Ten slotte wordt ook dieper ingegaan op de externe dimensie van het Europees beleid. Zowel het verdedigen van de Europese economie tegen oneerlijke globale concurrentie, wederkerigheid op het vlak van handelsrelaties en internationaal multilateralisme worden naar voor geschoven. Ook hier worden de juiste zaken aangeraakt, maar mag dit niet leiden tot een fort Europa op economisch vlak.
In elk geval is het verfrissend om te horen dat een staatsleider van één van de twee grote landen van Europa pleit voor een gezamenlijk industrieel beleid. Al moeten de daden ook wel volgen en mag het niet blijven bij louter principes.
Frankrijk: belastingvoordelen en snellere vergunningsverlening
Maar in Europa is beleid altijd een combinatie van het kader dat de EU uitzet en vervolgens hoe lidstaten hiermee aan de slag gaan. Ook hier zit heel wat in maar dan specifiek voor de Franse industrie.
Ten eerste worden, vergelijkbaar met de belastingvoordelen van de IRA, kredieten geïntroduceerd voor de groene industrie dat zal variëren van 20 tot 45 procent van het geïnvesteerde bedrag. De Franse regering mikt op een investering van 500 miljoen euro van de Franse staat, dat moet leiden tot 20 miljard euro aan (buitenlandse) bedrijfsinvesteringen en 40.000 nieuwe jobs.

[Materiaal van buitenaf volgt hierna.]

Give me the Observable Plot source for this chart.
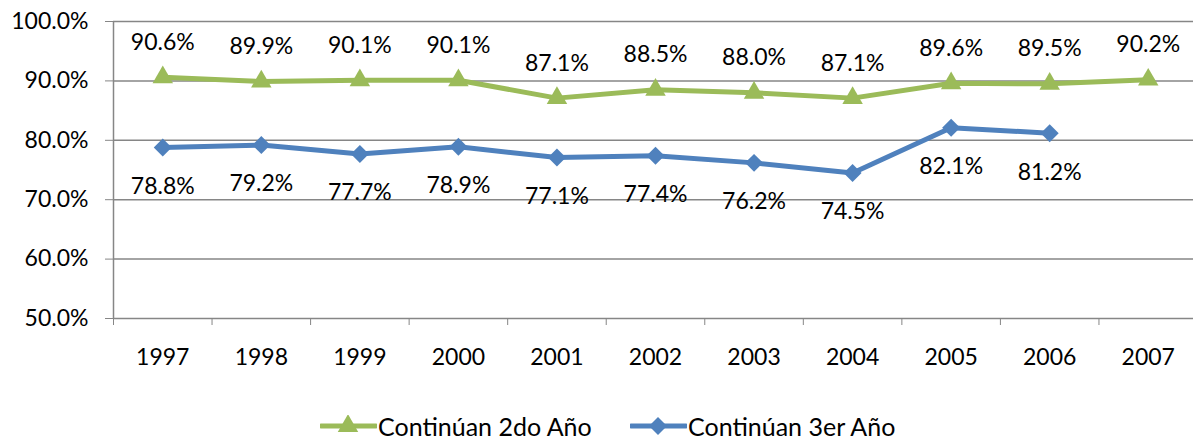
<!DOCTYPE html>
<html>
<head>
<meta charset="utf-8">
<script src="https://cdn.jsdelivr.net/npm/d3@7"></script>
<script src="https://cdn.jsdelivr.net/npm/@observablehq/plot@0.6"></script>
<style>
  body { margin: 0; background: #fff; font-family: Lato, "Open Sans", sans-serif; }
  #chart svg { overflow: visible; display: block; }
  .legend { position: relative; height: 50px; font-size: 25px; color: #000; }
  .legend .item { position: absolute; top: 21px; height: 30px; display: flex; align-items: center; white-space: nowrap; }
</style>
</head>
<body>
<div id="chart"></div>
<div class="legend" id="legend"></div>
<script>
const years = [1997, 1998, 1999, 2000, 2001, 2002, 2003, 2004, 2005, 2006, 2007];
const segundoAno = [90.6, 89.9, 90.1, 90.1, 87.1, 88.5, 88.0, 87.1, 89.6, 89.5, 90.2];
const tercerAno = [78.8, 79.2, 77.7, 78.9, 77.1, 77.4, 76.2, 74.5, 82.1, 81.2, null];
const yTicks = [50, 60, 70, 80, 90, 100];
const seriesNames = ["Continúan 2do Año", "Continúan 3er Año"];
const colors = ["#9BBB59", "#4F81BD"];

const green = years.map((y, i) => ({year: y, v: segundoAno[i]}));
const blue = years.map((y, i) => ({year: y, v: tercerAno[i]})).filter(d => d.v != null);
const boundaries = d3.range(years[0] - 0.5, years[years.length - 1] + 1, 1);
const fmt = v => v.toFixed(1) + "%";

const plot = Plot.plot({
  width: 1193,
  height: 390,
  marginTop: 21,
  marginBottom: 72,
  marginLeft: 113,
  marginRight: 0,
  style: {fontFamily: "Lato, 'Open Sans', sans-serif", fontSize: "23px", color: "#000", background: "#fff"},
  x: {domain: [years[0] - 0.5, years[years.length - 1] + 0.5], range: [113, 1197]},
  y: {domain: [50, 100]},
  marks: [
    Plot.ruleY(yTicks, {x1: years[0] - 0.5, x2: years[years.length - 1] + 0.5, stroke: "#868686", strokeWidth: 1.5}),
    Plot.ruleX([years[0] - 0.5], {y1: 50, y2: 100, stroke: "#868686", strokeWidth: 1.5}),
    Plot.axisY({ticks: yTicks, tickSize: 8, tickPadding: 17, tickFormat: fmt, stroke: "#868686", fontSize: 23, label: null}),
    Plot.axisX({ticks: boundaries, tickSize: 7, tickFormat: () => "", stroke: "#868686", label: null}),
    Plot.axisX({ticks: years, tickSize: 0, tickPadding: 30, tickFormat: d => String(d), fontSize: 23, label: null}),
    Plot.line(green, {x: "year", y: "v", stroke: colors[0], strokeWidth: 5}),
    Plot.line(blue, {x: "year", y: "v", stroke: colors[1], strokeWidth: 5}),
    Plot.dot(green, {x: "year", y: "v", symbol: "triangle", r: 7.6, fill: colors[0], stroke: null}),
    Plot.dot(blue, {x: "year", y: "v", symbol: "diamond2", r: 8.1, fill: colors[1], stroke: null}),
    Plot.text(green, {x: "year", y: "v", text: d => fmt(d.v), dy: -35, fontSize: 23, fill: "#000"}),
    Plot.text(blue, {x: "year", y: "v", text: d => fmt(d.v), dy: 39, fontSize: 23, fill: "#000"})
  ]
});
document.getElementById("chart").appendChild(plot);

const legend = document.getElementById("legend");
const swatch = (color, symbol) => {
  const s = d3.create("svg").attr("width", 57).attr("height", 22);
  s.append("line").attr("x1", 1).attr("x2", 56).attr("y1", 11).attr("y2", 11).attr("stroke", color).attr("stroke-width", 5).attr("stroke-linecap", "round");
  s.append("path").attr("transform", "translate(28,11)").attr("fill", color)
    .attr("d", d3.symbol(symbol, symbol === d3.symbolTriangle ? Math.PI * 7.6 * 7.6 : Math.PI * 8.1 * 8.1)());
  return s.node();
};
const legendLeft = [320, 630];
seriesNames.forEach((name, i) => {
  const item = document.createElement("div");
  item.className = "item";
  item.style.left = legendLeft[i] + "px";
  item.appendChild(swatch(colors[i], i === 0 ? d3.symbolTriangle : d3.symbolDiamond2));
  const t = document.createElement("span");
  t.textContent = name;
  t.style.marginLeft = "1px";
  item.appendChild(t);
  legend.appendChild(item);
});
</script>
</body>
</html>
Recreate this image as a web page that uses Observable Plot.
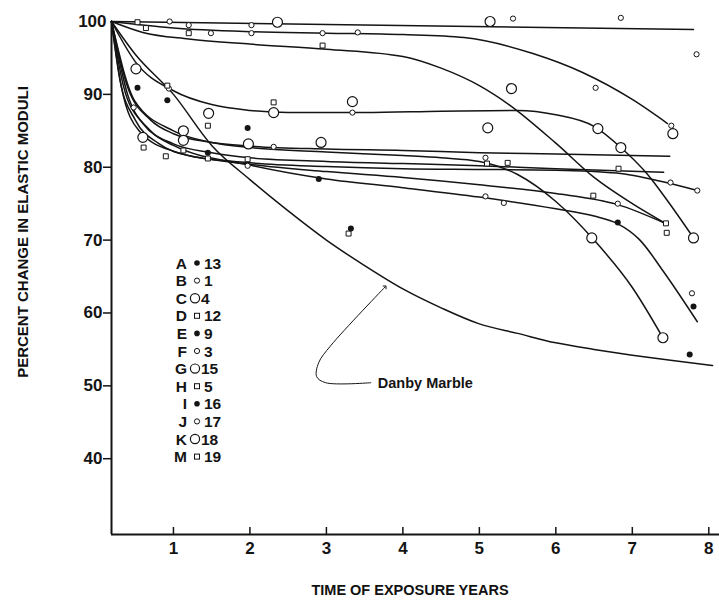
<!DOCTYPE html>
<html>
<head>
<meta charset="utf-8">
<script src="https://cdn.jsdelivr.net/npm/d3@7"></script>
<script src="https://cdn.jsdelivr.net/npm/@observablehq/plot@0.6"></script>
<style>
  html, body { margin: 0; padding: 0; background: #fff; }
  #wrap { position: relative; width: 719px; height: 602px; overflow: hidden; }
  #wrap svg.plot { position: absolute; left: 0; top: 0; }
  .ttl { position: absolute; font-family: "Liberation Sans", Arial, sans-serif; font-weight: bold; color: #111; white-space: nowrap; }
  #xttl { left: 410px; top: 582px; transform: translateX(-50%); font-size: 14.5px; }
  #yttl { left: 22px; top: 232px; transform: translate(-50%, -50%) rotate(-90deg); font-size: 15px; }
  #legend { position: absolute; left: 0; top: 0; }
</style>
</head>
<body>
<div id="wrap">
  <div id="xttl" class="ttl">TIME OF EXPOSURE YEARS</div>
  <div id="yttl" class="ttl">PERCENT CHANGE IN ELASTIC MODULI</div>
</div>
<script>
// ---------- axes ----------
const xDomain = [0.19, 8.14];
const yDomain = [29.6, 100];
const xTicks = [1, 2, 3, 4, 5, 6, 7, 8];
const yTicks = [40, 50, 60, 70, 80, 90];
const yTopTick = [100];

// ---------- fitted curves [years, percent] ----------
const curveFlat = [[0.19,100],[7.8,98.9]];
const curveSlow = [[0.19,100],[1,99.1],[2,98.6],[3,98.4],[4,98.2],[4.8,97.8],[5.7,95.6],[6.35,93],[7,89.3],[7.46,86]];
const curveLate = [[0.19,100],[0.6,98.5],[1.2,97.6],[2,96.9],[3,96.2],[4,95.2],[4.5,93.6],[5,91.2],[5.4,88.5],[6,83.3],[6.5,78.6],[7,75],[7.45,72.2]];
const curvePlateau = [[0.19,100],[0.5,94.5],[1,90.5],[1.5,88.6],[2,87.8],[2.5,87.5],[3.5,87.5],[4.5,87.7],[5.5,87.8],[6,87.2],[6.5,85.6],[6.85,82.7],[7.2,79],[7.46,75.4],[7.8,70.3]];
const curveB1 = [[0.19,100],[0.4,91],[0.7,86.5],[1,84.6],[1.5,83.4],[2,82.9],[3,82.5],[4,82.3],[5,82],[6,81.8],[7.49,81.5]];
const curveB2 = [[0.19,100],[0.35,91],[0.6,86],[1,83.2],[1.5,82],[2,81.3],[3,80.8],[4,80.5],[5,80.2],[6,79.8],[7.41,79.3]];
const curveB3 = [[0.19,100],[0.3,92],[0.5,86.5],[0.8,83.3],[1.2,81.6],[2,80.6],[3,80.1],[4,79.8],[5,79.7],[6,79.6],[6.8,79.2],[7.4,78],[7.85,76.8]];
const curveB4 = [[0.19,100],[0.32,91],[0.55,85],[1,82.2],[2,80.4],[3,79.4],[4,78.6],[5,77.6],[6,76.4],[6.8,74.9],[7.45,72.2]];
const curveB5 = [[0.19,100],[0.4,90],[0.7,85],[1,83],[2,80.3],[3,78.4],[4,77.2],[5,75.9],[6,74.3],[6.5,73.3],[6.8,72.3],[7.1,70],[7.4,65.8],[7.85,58.8]];
const curveBend = [[0.19,100],[0.5,89],[1,85],[1.5,83.4],[2,82.7],[3,82.1],[4,81.6],[4.5,81.3],[5,80.8],[5.5,79],[6,75.3],[6.5,70],[7,63.5],[7.4,56.6]];
const curveDanby = [[0.19,100],[0.5,95.5],[1,90],[1.5,83],[2,78.3],[2.5,74],[3,70],[3.5,66.5],[4,63.3],[4.5,60.7],[5,58.5],[5.5,57.2],[6,55.9],[6.5,55],[7,54.2],[7.5,53.5],[8.05,52.8]];

// ---------- measured points [years, percent] ----------
const filledDots = [[0.53,90.9],[0.92,89.2],[1.45,82.0],[1.97,85.4],[2.90,78.4],[3.32,71.6],[6.81,72.4],[7.80,60.9],[7.75,54.3]];
const bigCircles = [[0.51,93.5],[0.60,84.1],[1.13,85.0],[1.13,83.7],[1.46,87.4],[1.98,83.2],[2.31,87.5],[2.93,83.4],[3.34,89.0],[2.36,99.9],[5.14,100],[5.42,90.8],[6.55,85.3],[6.85,82.7],[5.11,85.4],[7.53,84.6],[6.47,70.3],[7.80,70.3],[7.40,56.6]];
const smallCircles = [[0.95,100],[1.20,99.5],[1.49,98.4],[2.02,99.5],[2.02,98.4],[2.95,98.4],[3.41,98.5],[5.44,100.4],[6.85,100.5],[7.84,95.5],[6.52,90.9],[7.51,85.7],[0.48,88.2],[0.94,90.8],[2.31,82.8],[3.34,87.5],[1.97,80.2],[5.08,81.3],[7.50,77.9],[7.85,76.8],[5.08,76.0],[5.32,75.1],[6.81,75.0],[7.78,62.7]];
const squares = [[0.53,99.9],[0.64,99.1],[1.20,98.4],[2.95,96.7],[0.92,91.2],[0.61,82.7],[0.90,81.5],[1.13,82.3],[1.45,85.7],[1.45,81.2],[1.97,81.1],[2.31,88.9],[3.29,70.9],[5.10,80.5],[5.37,80.6],[6.82,79.8],[6.49,76.1],[7.44,72.3],[7.45,71.0]];

// ---------- legend ----------
const legendLetters = ["A","B","C","D","E","F","G","H","I","J","K","M"];
const legendMarks = ["dot","ring","big","square","dot","ring","big","square","dot","ring","big","square"];
const legendNumbers = ["13","1","4","12","9","3","15","5","16","17","18","19"];

// ---------- annotation ----------
const danbyLabel = [{x: 3.62, y: 50.4, text: "Danby Marble"}];
const danbyLeader = [[3.58,50.43],[2.99,50.43],[2.873,51.26],[2.899,53.18],[3.056,55.51],[3.77,63.6]];

// ---------- build tables ----------
const curves = {curveFlat, curveSlow, curveLate, curvePlateau, curveB1, curveB2, curveB3, curveB4, curveB5, curveBend, curveDanby};
const lineRows = Object.entries(curves).flatMap(([id, pts]) => pts.map(([x, y]) => ({id, x, y})));
const toRows = pts => pts.map(([x, y]) => ({x, y}));
const leaderRows = toRows(danbyLeader);

const ink = "#141414";
const font = '"Liberation Sans", Arial, sans-serif';

const chart = Plot.plot({
  width: 719,
  height: 602,
  marginLeft: 111,
  marginRight: 0,
  marginTop: 21,
  marginBottom: 68,
  x: {domain: xDomain, label: null},
  y: {domain: yDomain, label: null},
  style: {fontFamily: font, fontWeight: "bold", fontSize: "17px", color: ink, background: "white", overflow: "visible"},
  marks: [
    // axis lines
    Plot.ruleX([xDomain[0]], {y1: yDomain[0], y2: yDomain[1], stroke: ink, strokeWidth: 2}),
    Plot.ruleY([yDomain[0]], {x1: xDomain[0], x2: xDomain[1], stroke: ink, strokeWidth: 2}),
    // y axis
    Plot.axisY(yTicks, {anchor: "left", label: null, tickSize: 8, tickPadding: 1, stroke: ink, strokeWidth: 1.5, fontSize: 17, fill: ink}),
    Plot.axisY(yTopTick, {anchor: "left", label: null, tickSize: 0, tickPadding: 5, fontSize: 17, fill: ink}),
    // x axis: inward ticks, then labels
    Plot.axisX(xTicks, {anchor: "bottom", label: null, tickSize: 7, dy: -7, tickFormat: () => "", stroke: ink, strokeWidth: 1.5}),
    Plot.axisX(xTicks, {anchor: "bottom", label: null, tickSize: 0, tickPadding: 7, fontSize: 17, fill: ink}),
    // curves
    Plot.line(lineRows, {x: "x", y: "y", z: "id", curve: "monotone-x", stroke: ink, strokeWidth: 1.5}),
    // leader + label
    Plot.line(leaderRows, {x: "x", y: "y", curve: "catmull-rom", stroke: ink, strokeWidth: 1, markerEnd: "arrow"}),
    Plot.text(danbyLabel, {x: "x", y: "y", text: "text", textAnchor: "start", dx: 4, fontSize: 14.5, fill: ink}),
    // points
    Plot.dot(toRows(smallCircles), {x: "x", y: "y", r: 2.6, stroke: ink, strokeWidth: 1, fill: "white"}),
    Plot.dot(toRows(bigCircles), {x: "x", y: "y", r: 5, stroke: ink, strokeWidth: 1.2, fill: "white"}),
    Plot.dot(toRows(squares), {x: "x", y: "y", r: 2.8, symbol: "square", stroke: ink, strokeWidth: 1, fill: "white"}),
    Plot.dot(toRows(filledDots), {x: "x", y: "y", r: 3, fill: ink, stroke: "none"})
  ]
});
chart.classList.add("plot");
const wrap = document.getElementById("wrap");
wrap.insertBefore(chart, wrap.firstChild);

// legend overlay (drawn with d3 from the legend arrays)
const leg = d3.select(wrap).append("svg").attr("id", "legend").attr("width", 719).attr("height", 602);
const rowY = i => 263 + i * 17.6;
const g = leg.selectAll("g").data(legendLetters).join("g").attr("transform", (d, i) => `translate(0,${rowY(i)})`);
g.append("text").attr("x", 187).attr("y", 0).attr("dy", "0.36em").attr("text-anchor", "end")
  .attr("font-family", font).attr("font-weight", "bold").attr("font-size", 15.5).attr("fill", ink).text(d => d);
g.each(function(d, i) {
  const s = d3.select(this), m = legendMarks[i];
  if (m === "dot") s.append("circle").attr("cx", 197).attr("r", 2.8).attr("fill", ink);
  else if (m === "ring") s.append("circle").attr("cx", 197).attr("r", 2.6).attr("fill", "white").attr("stroke", ink).attr("stroke-width", 1);
  else if (m === "big") s.append("circle").attr("cx", 195).attr("r", 4.6).attr("fill", "white").attr("stroke", ink).attr("stroke-width", 1.2);
  else s.append("rect").attr("x", 194.5).attr("y", -2.5).attr("width", 5).attr("height", 5).attr("fill", "white").attr("stroke", ink).attr("stroke-width", 1);
});
g.append("text").attr("x", (d, i) => legendMarks[i] === "big" ? 201 : 204).attr("y", 0).attr("dy", "0.36em")
  .attr("font-family", font).attr("font-weight", "bold").attr("font-size", 15.5).attr("fill", ink).text((d, i) => legendNumbers[i]);
</script>
</body>
</html>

Ook overheidsdopdrachten zullen meer gericht zijn op het ondersteunen van duurzame producten. Daarnaast lanceert Frankrijk bonussen voor particulieren die elektrische wagens kopen, maar zullen die maatregelen ter bevordering van de aankoop van groene voertuigen eind dit jaar zo worden opgesteld dat ze Europese fabrikanten specifiek belonen.
Ten slotte worden ook nieuwe bedrijfsterreinen ontwikkeld zodat industriële bedrijven die kunnen aansnijden. Om dit laatste te versnellen wordt ook het vergunningsproces gehalveerd: van 18 tot 9 maanden.
Een gelijkaardige push noodzakelijk voor België en Vlaanderen
Ook in andere lidstaten wordt niet stilgezeten. Zo is Duitsland volop aan het nadenken over het implementeren van een verlaagde elektriciteitsprijs voor haar industrie, wat een verstorende werking kan hebben voor de interne markt.
Om die reden is het ook essentieel dat Vlaanderen volop prioriteit geeft aan de uitrol van een eigen Vlaams-Europees industrieel beleid. Dat moet vertrekken van een holistische kijk op industrieel beleid als een samenspel van onder andere energiebeleid, een stimulerend economisch beleid mét de nodige middelen, maar ook bijvoorbeeld het aanpakken van de vergunningenproblematiek.
Zoals eerder vermeld moet dit dus ook inherent Europees zijn: heel wat van de problemen die zich stellen (hoge energieprijzen, verstoren van het gelijk speelveld, financiering van de transitie) vereisen Europese coördinatie.
Daarnaast moet Europa zelf ook kritisch kijken naar de lawine van voorstellen die ze in het kader van de Green Deal en Fit for 55 op bedrijven stuurt.